True, the Board of Supervisors was empowered to utilize no source list other than the voter registration rolls,[5] and its failure to supplement the only available source may, therefore, not be condemned as active class discrimination. What we are concerned with, however, in determining whether constitutional standards have been met are objective results. See, e. g., Avery v. Georgia, supra; Hill v. Texas, 316 U.S. 400, 62 S.Ct. 1159, 1161, 86 L.Ed. 1559 (1942); Brooks v. Beto, 366 F.2d 1 (5 Cir. 1966). Notwithstanding the fact that the Board of Supervisors was unable to use any source other than the voter registration rolls in selecting the jury list, the trial court, confronted with the facts presented by petitioner on motion to quash his indictment, should have granted the motion and summoned a common-law jury from the body of the district. Black v. State, 187 So.2d 815 (Miss.1966).

In short, it is an inescapable fact that the voter registration rolls of April 1966 remained unconstitutionally tainted by the vestiges of a state-sanctioned discriminatory voter registration procedure, the effect of which was to prevent adequate representation of Negroes on Quitman County jury lists.

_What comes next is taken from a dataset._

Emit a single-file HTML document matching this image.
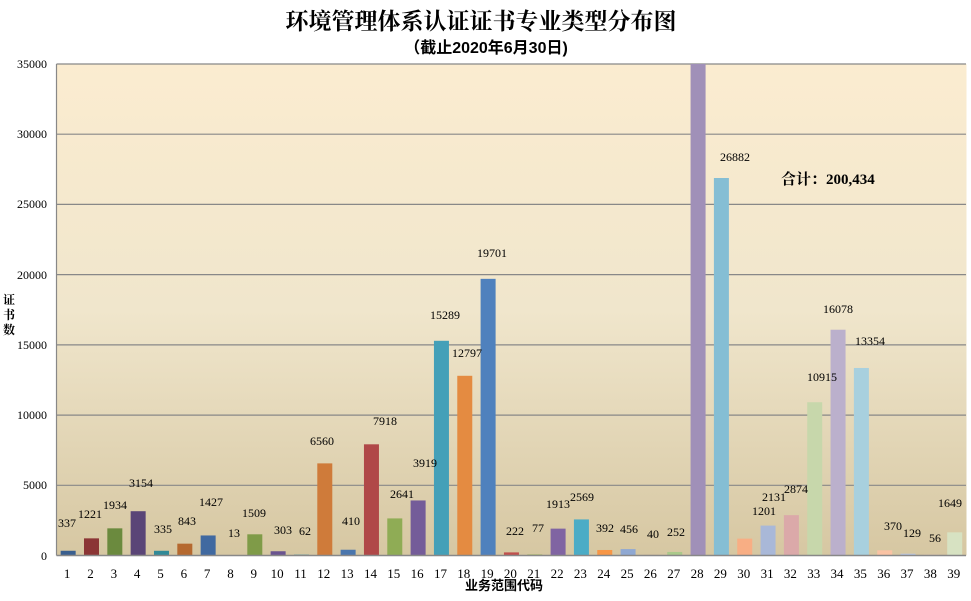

While representation of the races in precise proportion to that of the adult population is not required, there may not be validly used a jury selection system which cannot produce a fair relationship to the community.[6]

*589 The resultant grand and petit juries which indicted and convicted petitioner must, therefore, be condemned under standards set by the Mississippi Supreme Court, see, e. g., Watts v. State, 196 So.2d 79 (Miss.1967); Black v. State, supra, and the federal courts alike.[7]

An order will accordingly be entered releasing the petitioner from any further restraint upon his liberty by the State of Mississippi, without prejudice, however, to the State to re-indict petitioner within a period of six months from date of said order.

NOTES

[1] A summary of the background of this case, both prior to and following King's filing a petition for writ of habeas corpus in this court, has been extensively detailed in this court's opinions in King v. Cook, 287 F.Supp. 269 (N.D.Miss. 1968), and in King v. Cook, 297 F.Supp. 99 (N.D.Miss. January 22, 1969). In the latter opinion, we determined that the various contentions other than that of systematic exclusion had been fully and fairly adjudicated in the Mississippi State courts, both as to relevant facts and controlling federal constitutional principles, and would, therefore, not be further litigated here.

[2] Although there was some attempt by the state at petitioner's trial to explain the racial disparity on the April 1966 master jury list by showing that since the 1960 census more Negroes than whites had emigrated to other states, this contention was refuted by stipulation at the federal habeas corpus hearing. According to the report of the Mississippi State University Agricultural Experiment Station, between July 1, 1960, and July 1, 1966, there was an emigration of 9.8% of the white population of Quitman County and an emigration of 9.1% of the non-white population of Quitman County.

[3] The 1966 jury list was compiled by the Supervisors on April 4, 1966.

[4] The stipulation of counsel illustrates that as of June 1, 1962, there were 436 Negroes registered to vote in Quitman County as compared with 2,991 whites. Between August 9, 1965, and May 25, 1966, however, 807 Negroes became registered voters as compared with only 359 whites.

[5] Use of the land assessment rolls as an alternative jury source was authorized by Miss.Code Ann. § 1762-01 (Supp.1966) enacted by the legislature in 1964, but use of this source is permissible only when an order is entered by the Circuit Judge pursuant thereto. No such order has been issued for Quitman County.

[6] For example, in Swain v. Alabama, 380 U.S. 202, 208, 85 S.Ct. 824, 13 L.Ed.2d 759 (1965), the Supreme Court of the United States held that purposeful discrimination was not established by showing that Negroes were underrepresented by as much as 10%, stating:

"Neither the jury roll nor the venire need be a perfect mirror of the community or accurately reflect the proportionate strength of every identifiable group."

See also Raiford v. Dillon, 297 F.Supp. 1307 (S.D.Miss.H.D., March 18, 1969), where underrepresentation of Negroes by 12% was found not to be indicative of discrimination, and Love v. McGee, 297 F.Supp. 1314 (S.D.Miss.J.D., March 17, 1969), holding a disparity of 46% to constitute prima facie evidence of systematic exclusion.

[7] See, e. g., Smith v. Texas, 311 U.S. 128, 61 S.Ct. 164, 85 L.Ed. 84 (1940); Scott v. Walker, supra; Billingsley v. Clayton, 359 F.2d 13 (5 Cir. 1966); Jackson v. United States, 366 F.2d 34 (5 Cir. 1966); Labat v. Bennett, supra.